Here is a quote from one of the winners on the popular cooking show Top Chef: "Bacon makes anything taste better." Admittedly tough to argue with, Ash! Thanks for sharing these particular pork strips with all of us.

Lesley February 9, 2009 - 4:37 pm

There is a line in Stephen Colbert’s book about it being sexy if you are a woman on a date to order a side of bacon as dessert. You may be on to something, although I kinda hope not.

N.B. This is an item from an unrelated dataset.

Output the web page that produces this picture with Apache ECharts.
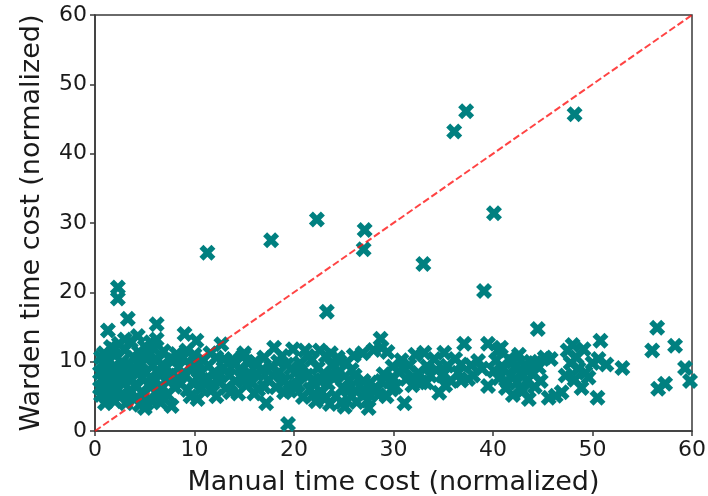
<!DOCTYPE html>
<html>
<head>
<meta charset="utf-8">
<script src="https://cdn.jsdelivr.net/npm/echarts@6/dist/echarts.min.js"></script>
<style>
html,body{margin:0;padding:0;background:#fff;}
#chart{width:708px;height:496px;}
</style>
</head>
<body>
<div id="chart"></div>
<script>
// Manual vs Warden time cost (normalized), [manual, warden]
var pointsA = [[0.6,5.2],[0.7,7.5],[0.8,9.8],[0.9,11.2],[1.0,6.3],[1.1,8.6],[1.2,4.8],[1.3,10.4],[1.3,14.5],[1.5,7.1],[1.6,12.1],[1.7,5.7],[1.8,9.2],[2.0,4.3],[2.0,10.9],[2.1,7.9],[2.2,6.2],[2.3,20.7],[2.3,19.1],[2.4,12.6],[2.5,8.8],[2.6,5.1],[2.7,10.0],[2.9,6.8],[3.0,11.7],[3.1,4.0],[3.2,8.3],[3.3,16.2],[3.4,9.6],[3.5,5.9],[3.6,12.9],[3.7,7.4],[3.9,10.6],[4.0,4.6],[4.1,8.9],[4.2,6.4],[4.3,13.7],[4.4,11.4],[4.5,3.8],[4.6,9.9],[4.7,7.6],[4.9,5.3],[5.0,3.3],[5.0,12.2],[5.1,8.4],[5.3,10.8],[5.4,6.7],[5.6,4.5],[5.8,9.4],[5.9,11.9],[6.0,7.2],[6.1,5.6],[6.2,15.4],[6.2,13.2],[6.3,10.2],[6.5,8.1],[6.6,4.1],[6.8,6.3],[6.9,11.5],[7.0,9.0],[7.2,7.4],[7.3,5.2],[7.5,10.4],[7.7,3.6],[7.8,8.3],[8.0,6.4],[8.2,11.1],[8.4,9.2]];
var pointsA2 = [[0.5,8.4],[0.6,10.6],[1.0,4.0],[1.4,9.0],[1.9,6.8],[2.8,7.4],[3.3,5.0],[3.8,9.0],[4.5,10.6],[5.2,4.0],[5.6,7.8],[6.4,6.0],[6.8,9.6],[7.4,8.0],[7.9,10.2],[3.0,13.2],[5.6,12.8],[1.9,11.8],[0.5,6.2]];
var pointsB = [[8.6,6.8],[8.8,10.5],[9.0,14.0],[9.1,8.0],[9.3,5.9],[9.6,9.4],[9.8,7.0],[10.0,11.0],[10.2,13.0],[10.3,4.6],[10.4,8.6],[10.7,6.2],[10.9,10.2],[11.2,7.6],[11.3,25.7],[11.4,9.4],[11.7,5.9],[12.0,8.4],[12.2,10.6],[12.5,7.0],[12.7,12.5],[12.9,9.1],[13.2,6.2],[13.5,8.0],[13.8,10.3],[14.1,7.2],[14.4,5.4],[14.6,9.0],[14.9,10.8],[15.2,6.6],[15.5,8.4],[15.8,7.0],[16.1,10.0],[16.4,6.0],[16.7,8.7],[17.0,10.6],[17.2,4.0],[17.4,7.4],[17.7,9.3],[17.7,27.5],[18.0,12.0],[18.2,6.3],[18.5,8.5],[18.8,10.8],[19.0,7.2],[19.3,9.6],[19.4,1.0],[19.6,5.8],[19.9,11.8],[20.1,8.4]];
var pointsB2 = [[8.3,7.6],[9.2,11.6],[9.6,5.0],[10.1,9.2],[10.8,7.4],[11.6,11.2],[11.8,6.8],[12.6,8.2],[13.0,10.4],[13.6,5.6],[14.0,9.6],[14.8,7.8],[15.4,9.8],[16.0,5.4],[16.3,8.2],[17.0,6.4],[17.9,8.0],[18.4,10.0],[19.0,5.6],[19.7,9.0],[12.2,5.0],[15.0,11.2],[20.0,6.4]];
var pointsC = [[20.4,6.6],[20.6,9.8],[20.9,4.9],[21.1,11.6],[21.3,8.0],[21.6,6.0],[21.8,10.3],[22.0,7.4],[22.2,4.3],[22.3,30.5],[22.4,9.1],[22.6,11.6],[22.8,5.6],[23.0,8.3],[23.2,10.8],[23.3,17.2],[23.4,6.8],[23.6,3.9],[23.8,9.5],[24.0,7.6],[24.2,5.0],[24.4,10.6],[24.6,8.6],[24.9,6.2],[25.1,3.5],[25.3,9.8],[25.5,7.3],[25.8,5.0],[26.0,10.9],[26.1,8.0],[26.3,4.2],[26.6,6.5],[26.9,11.2],[27.0,26.2],[27.1,29.0],[27.2,5.4],[27.5,3.3],[27.7,7.0],[28.0,11.7],[28.3,6.0],[28.7,13.3],[28.8,12.0],[29.0,8.2],[29.3,5.0],[29.6,7.1],[29.9,9.3]];
var pointsC2 = [[20.8,8.2],[21.4,10.8],[21.9,5.2],[22.6,7.2],[23.2,4.8],[23.7,11.2],[24.3,8.0],[24.8,4.2],[25.4,6.0],[25.8,8.8],[26.2,5.8],[24.6,10.0],[27.0,7.2],[27.4,4.4],[28.5,5.2],[28.8,7.2],[29.4,11.4],[29.8,6.0]];
var pointsD = [[30.2,6.4],[30.5,8.6],[30.8,10.2],[31.1,4.0],[31.3,7.5],[31.6,9.5],[31.9,6.6],[32.2,11.0],[32.5,8.4],[32.8,7.0],[33.0,24.1],[33.1,11.3],[33.4,9.3],[33.7,8.0],[34.1,10.4],[34.6,5.5],[34.9,8.0],[35.1,11.3],[35.4,9.4],[35.8,7.2],[36.1,43.2],[36.2,10.4],[36.5,8.4],[36.8,7.3],[37.1,12.6],[37.3,46.1],[37.5,7.5],[37.8,9.5],[38.5,10.1],[39.1,20.2],[39.5,12.6],[39.5,6.5],[40.1,8.7],[40.1,31.4],[40.5,11.6]];
var pointsD2 = [[30.0,7.6],[31.0,9.0],[32.0,7.8],[33.3,7.0],[34.3,8.8],[35.2,6.6],[36.8,9.6],[38.0,8.0],[38.9,9.0]];
var pointsE = [[40.3,10.2],[40.6,7.6],[40.8,12.0],[41.0,9.0],[41.3,6.2],[41.6,10.4],[41.8,8.0],[42.0,5.2],[42.2,9.2],[42.4,7.0],[42.6,11.0],[42.8,8.4],[43.0,5.8],[43.2,9.6],[43.4,7.2],[43.6,4.6],[43.8,10.0],[44.0,8.2],[44.2,6.4],[44.5,14.7],[44.6,9.2],[44.8,7.2],[45.2,10.6],[45.6,4.8],[45.8,10.4],[46.3,5.1],[46.9,5.6],[47.3,8.0],[47.5,11.6],[47.8,9.8],[48.0,12.4],[48.2,7.4],[48.2,45.7],[48.4,10.6],[48.6,9.0],[48.9,6.2],[49.1,11.8],[49.3,8.4],[49.6,7.7],[50.0,9.8],[50.5,4.8],[50.6,10.4],[50.8,13.0],[51.4,9.6],[53.0,9.1],[56.0,11.6],[56.5,14.9],[56.6,6.1],[57.3,6.8],[58.3,12.3],[59.3,9.1],[59.8,7.2]];
var pointsE2 = [[41.5,7.0],[42.0,10.0],[43.5,8.6],[44.2,9.8],[42.7,6.2]];
var diagonal = [[0,0],[60,60]];
var axisTicks = [0,10,20,30,40,50,60];

var allPoints = pointsA.concat(pointsA2, pointsB, pointsB2, pointsC, pointsC2, pointsD, pointsD2, pointsE, pointsE2);
var xMarker = 'path://M1 0L2 1L3 0L4 1L3 2L4 3L3 4L2 3L1 4L0 3L1 2L0 1Z';
var font = 'DejaVu Sans';

var chart = echarts.init(document.getElementById('chart'));
var axisCommon = {
  type: 'value', min: axisTicks[0], max: axisTicks[axisTicks.length-1], interval: 10,
  splitLine: {show: false},
  axisLine: {show: true, onZero: false, lineStyle: {color: '#3a3a3a', width: 1.5}},
  axisTick: {show: true, inside: false, length: 5, lineStyle: {color: '#3a3a3a', width: 1.5}},
  axisLabel: {color: '#1a1a1a', fontSize: 22, fontFamily: font, margin: 8},
  nameLocation: 'middle',
  nameTextStyle: {color: '#1a1a1a', fontSize: 27, fontFamily: font}
};
chart.setOption({
  animation: false,
  backgroundColor: '#fff',
  grid: {left: 95, right: 16, top: 15, bottom: 65, containLabel: false, outerBoundsMode: 'none',
         show: true, borderColor: '#3a3a3a', borderWidth: 1.5, backgroundColor: 'transparent'},
  xAxis: Object.assign({}, axisCommon, {name: 'Manual time cost (normalized)', nameGap: 38}),
  yAxis: Object.assign({}, axisCommon, {name: 'Warden time cost (normalized)', nameGap: 50}),
  series: [
    {type: 'scatter', data: allPoints, symbol: xMarker, symbolSize: 16,
     itemStyle: {color: '#008080', opacity: 1}, z: 2},
    {type: 'line', data: diagonal, symbol: 'none', z: 3,
     lineStyle: {color: 'rgba(255,20,20,0.8)', width: 2, type: [7, 3]}}
  ]
});
</script>
</body>
</html>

Dean February 9, 2009 - 2:10 am

That’s freaking disgusting.

Yeesh. Dead pig strips?

I’ll take hairy legs over that any day.

Gratuitous February 8, 2009 - 7:15 pm

Get me a date with a chick in a bacon bra, and my camera is yours, brutha! Except I’m a bit queezy when it comes to raw pork fat, so could you maybe see to it that it’s cooked first? Although in fairness, it would be only a slight upgrade as my Sony DSC-F828 is now dated. I could offer a concession, though: She doesn’t necessarily have to be in her 20’s, or even very well-endowed. Lettuce, tomato and mayo are pluses.